Megamind Review

Dreamworks Animation has an odd track record, to say the least. For every Shrek, there’s a Shark Tale. For every Kung Fu Panda, a Turbo. Suffice to say, Dreamworks seems to greenlight any idea that passes through their studio to see what works. Sometimes Dreamworks’ better movies find the success they deserve, and sometimes they don’t. Sadly, Megamind falls into the latter category, as it was a fun and humorous reverse-super hero romp that seems largely forgotten, due in no small part to bad timing.

Megamind had some good writing and a decent amount of originality at its disposal, but it was released in 2010, a pretty strong year for animated films that saw the likes of Toy Story 3 and Dreamworks’ own How to Train Your Dragon hit theaters. Perhaps most notably of all, 2010 was also the year that saw the release of Despicable Me, a film that shared a similar concept to Mega Mind. And seeing as Despicable Me will soon see the release of its third entry, and even had a spinoff film that grossed over a billion dollars worldwide, it’s safe to say which of these villain-turned-hero movies won the war.

Perhaps another aspect that held Megamind back from reaching its potential success was its setup. While Despicable Me starred a cartoonish parody of a James Bond-style villain, Megamind focuses on a more comic book-styled super villain. Seeing as the superhero genre was oversaturated even back in 2010, the idea of a super hero parody didn’t exactly stand out (even the “proper” super hero films often find the time to parody themselves by this point).

Suffice to say, Megamind came and went, and that’s a bit of a shame. Because while it may not be an animated classic by any means, Megamind does provide a good time, and manages to sprinkle in a surprising amount of character development along the way.

The titular Megamind (Will Ferrell) is an alien from a far off planet. In a spoof on Superman’s origin story, Megamind was sent to Earth during his planet’s destruction, while a family on a neighboring planet (also in the destruction process) has the same idea.
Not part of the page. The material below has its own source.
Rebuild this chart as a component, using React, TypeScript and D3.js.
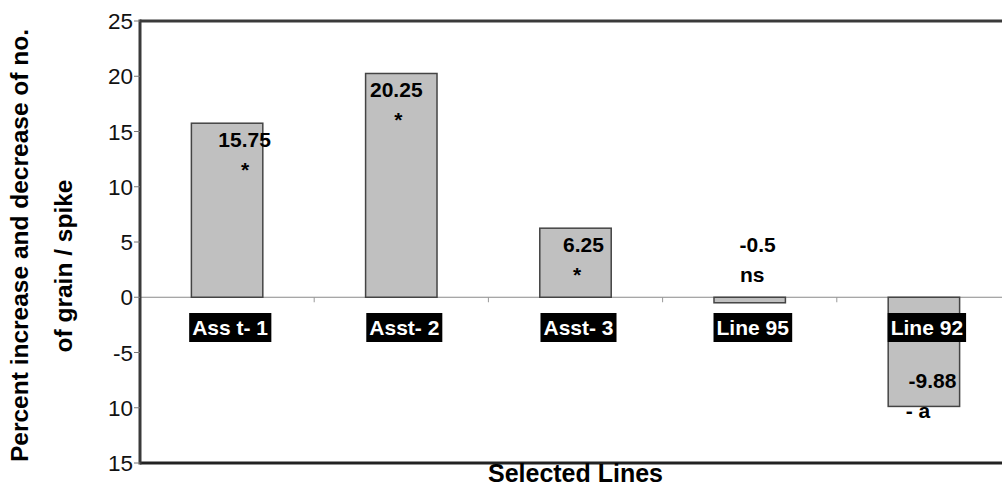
import React, { useEffect, useRef } from 'react';
import * as d3 from 'd3';

const categories = ['Ass t- 1', 'Asst- 2', 'Asst- 3', 'Line 95', 'Line 92'];
const values = [15.75, 20.25, 6.25, -0.5, -9.88];
const valueLabels = ['15.75', '20.25', '6.25', '-0.5', '-9.88'];
const significance = ['*', '*', '*', 'ns', '- a'];
const yTicks = [25, 20, 15, 10, 5, 0, -5, -10, -15];
const yTickLabels = ['25', '20', '15', '10', '5', '0', '-5', '10', '15'];
const xTitle = 'Selected Lines';
const yTitleLines = ['Percent increase and decrease of no.', 'of grain / spike'];

// label nudges (layout only)
const valueDx = [17.5, -5, 8, 8, 8.5];
const sigDx = [18, -3, 1.5, 2.5, -6];

const W = 1002;
const H = 486;
const FONT = '"Liberation Sans", Arial, sans-serif';

export default function App() {
  const ref = useRef<SVGSVGElement>(null);

  useEffect(() => {
    const svg = d3.select(ref.current);
    svg.selectAll('*').remove();

    const left = 140;
    const top = 21;
    const bottom = 463;
    const y = d3.scaleLinear().domain([-15, 25]).range([bottom, top]);
    const x = d3
      .scaleBand<string>()
      .domain(categories)
      .range([left, 1011])
      .paddingInner(0.59)
      .paddingOuter(0.295);
    const step = x.step();

    svg.append('rect').attr('width', W).attr('height', H).attr('fill', '#fff');

    // zero line
    svg
      .append('line')
      .attr('x1', left)
      .attr('x2', W)
      .attr('y1', y(0))
      .attr('y2', y(0))
      .attr('stroke', '#8a8a8a')
      .attr('stroke-width', 1.2);

    // category boundary ticks
    categories.slice(1).forEach((c) => {
      const bx = (x(c) as number) - step * 0.295;
      svg
        .append('line')
        .attr('x1', bx)
        .attr('x2', bx)
        .attr('y1', y(0))
        .attr('y2', y(0) + 5)
        .attr('stroke', '#999')
        .attr('stroke-width', 1);
    });

    // bars
    svg
      .selectAll('rect.bar')
      .data(values)
      .enter()
      .append('rect')
      .attr('class', 'bar')
      .attr('x', (_, i) => x(categories[i]) as number)
      .attr('width', x.bandwidth())
      .attr('y', (v) => y(Math.max(0, v)))
      .attr('height', (v) => Math.abs(y(v) - y(0)))
      .attr('fill', '#c0c0c0')
      .attr('stroke', '#444')
      .attr('stroke-width', 1.5);

    // frame
    svg
      .append('line')
      .attr('x1', left)
      .attr('x2', W)
      .attr('y1', top)
      .attr('y2', top)
      .attr('stroke', '#3a3a3a')
      .attr('stroke-width', 3);
    svg
      .append('line')
      .attr('x1', left)
      .attr('x2', W)
      .attr('y1', bottom)
      .attr('y2', bottom)
      .attr('stroke', '#222')
      .attr('stroke-width', 3);
    svg
      .append('line')
      .attr('x1', left)
      .attr('x2', left)
      .attr('y1', top - 1.5)
      .attr('y2', bottom + 1.5)
      .attr('stroke', '#3a3a3a')
      .attr('stroke-width', 3);

    // y ticks
    yTicks.forEach((t, i) => {
      svg
        .append('line')
        .attr('x1', left - 6)
        .attr('x2', left)
        .attr('y1', y(t))
        .attr('y2', y(t))
        .attr('stroke', '#777')
        .attr('stroke-width', 1);
      svg
        .append('text')
        .attr('x', 133)
        .attr('y', y(t) + 8)
        .attr('text-anchor', 'end')
        .attr('font-family', FONT)
        .attr('font-size', 22.5)
        .attr('fill', '#111')
        .text(yTickLabels[i]);
    });

    // category labels (black boxes)
    categories.forEach((c) => {
      const cx = (x(c) as number) + x.bandwidth() / 2 + 3;
      const g = svg.append('g');
      const rect = g.append('rect').attr('fill', '#000');
      const txt = g
        .append('text')
        .attr('x', cx)
        .attr('y', 335)
        .attr('text-anchor', 'middle')
        .attr('font-family', FONT)
        .attr('font-weight', 'bold')
        .attr('font-size', 21)
        .attr('fill', '#fff')
        .text(c);
      const bb = (txt.node() as SVGTextElement).getBBox();
      rect
        .attr('x', bb.x - 3)
        .attr('width', bb.width + 6)
        .attr('y', 313)
        .attr('height', 29);
    });

    // value labels
    values.forEach((v, i) => {
      const cx = (x(categories[i]) as number) + x.bandwidth() / 2;
      let base: number;
      if (v > 1) base = y(v) + 24;
      else if (v > -2) base = y(0) - 45;
      else base = y(v) - 18;
      svg
        .append('text')
        .attr('x', cx + valueDx[i])
        .attr('y', base)
        .attr('text-anchor', 'middle')
        .attr('font-family', FONT)
        .attr('font-weight', 'bold')
        .attr('font-size', 21)
        .attr('fill', '#000')
        .text(valueLabels[i]);
      svg
        .append('text')
        .attr('x', cx + sigDx[i])
        .attr('y', base + 29.5)
        .attr('text-anchor', 'middle')
        .attr('font-family', FONT)
        .attr('font-weight', 'bold')
        .attr('font-size', 21)
        .attr('fill', '#000')
        .text(significance[i]);
    });

    // axis titles
    svg
      .append('text')
      .attr('x', 575.5)
      .attr('y', 482)
      .attr('text-anchor', 'middle')
      .attr('font-family', FONT)
      .attr('font-weight', 'bold')
      .attr('font-size', 25)
      .attr('fill', '#000')
      .text(xTitle);

    const yTitleX = [28, 72];
    const yTitleY = [245.5, 266];
    yTitleLines.forEach((line, i) => {
      svg
        .append('text')
        .attr('transform', `translate(${yTitleX[i]},${yTitleY[i]}) rotate(-90)`)
        .attr('text-anchor', 'middle')
        .attr('font-family', FONT)
        .attr('font-weight', 'bold')
        .attr('font-size', 24.5)
        .attr('fill', '#000')
        .text(line);
    });
  }, []);

  return (
    <svg
      ref={ref}
      width={W}
      height={H}
      style={{ position: 'absolute', left: 0, top: 0, display: 'block' }}
    />
  );
}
The two alien babies’ space pods collide on their way to Earth. While one baby lands into a loving, privileged family and grows up to become Metro Man (Brad Pitt), Metro City’s super powered savior, the other baby ends up being raised by inmates, and eventually becomes the evil genius Megamind.

Over the years, Megamind and Metro Man have had countless battles, with the villain often kidnapping news reporter Roxanne Richie (Tina Fey) or threatening the city, and Metro Man always stopping him. One day, Megamind seems to accomplish the impossible, and seemingly kills Metro Man during one of his attempted rescues of Roxanne.

With Metro Man out of the picture, Mega Mind takes control of the city, though he doesn’t really know what to do with it. Megamind was only ever thrown into the role of villain out of circumstance, and never knew what to do if he got what he thought he wanted. Without a hero to fight, Megamind loses his purpose in life, and begins to have an identity crises.

During his downward spiral, Megamind, along with his aptly-named henchman, Minion (David Cross), concoct a plan to create a new hero for Metro City. Using some of Metro Man’s DNA, the duo plan to use Roxie’s cameraman Hal Stewart (Jonah Hill) as their subject. But the plan backfires when Hal turns out to be a selfish, irresponsible jerk, using his powers to become the new villain of the city, leaving Megamind with a huge dilemma on his shoulders.

It’s a fun and simple setup. Placing the super villain in the central role of a super hero parody may not sound entirely original, but the film does a great job at delivering comedy out of its premise, as well as making Megamind a surprisingly sympathetic character.

The film has a lot of fun playing up super hero tropes, while also having some good fun with Megamind’s alien ways (one of the film’s best running gags is Megamind’s constant mispronunciations). But it also does a great job at giving its titular blue villain a pretty heartfelt story arch. Though the other characters aren’t nearly as well fleshed-out, they still prove memorable in their own right (Hal is probably a more properly hatable villain than most of those found in the recent Marvel films).

Megamind also boasts some great visuals, with the caricatured character designs holding up a bit better than the Dreamworks features that try a more realistic approach. Metro City is also impressively realized, boasting a scope and set pieces that rival those found in live-action super hero films.

Admittedly, their aren’t a whole lot of major complaints to be had with the film. Primarily, it’s a bit on the predictable side, and as stated, even a parody of the super hero genre doesn’t change things from being another entry in such an exhausted genre, and the film lacks enough newness to elevate it beyond that.

One character complaint to be had is with Metro Man himself. The film does a great job at making him a showman who enjoys his place in the spotlight and schmoozing the crowds. But – without spoiling any specifics – the film later robs him of the more heroic attributes he does have after certain story revelations. Under certain circumstances it might work, but the film fails to make a compelling reason for us to still care about the character, despite an attempt at explaining his actions.

On the whole, Megamind is a very fun movie, and certainly better than its reputation suggests. It treads a lot of familiar ground, but its sharp writing and well-developed main character put it on the better end of the Dreamworks Animation scale.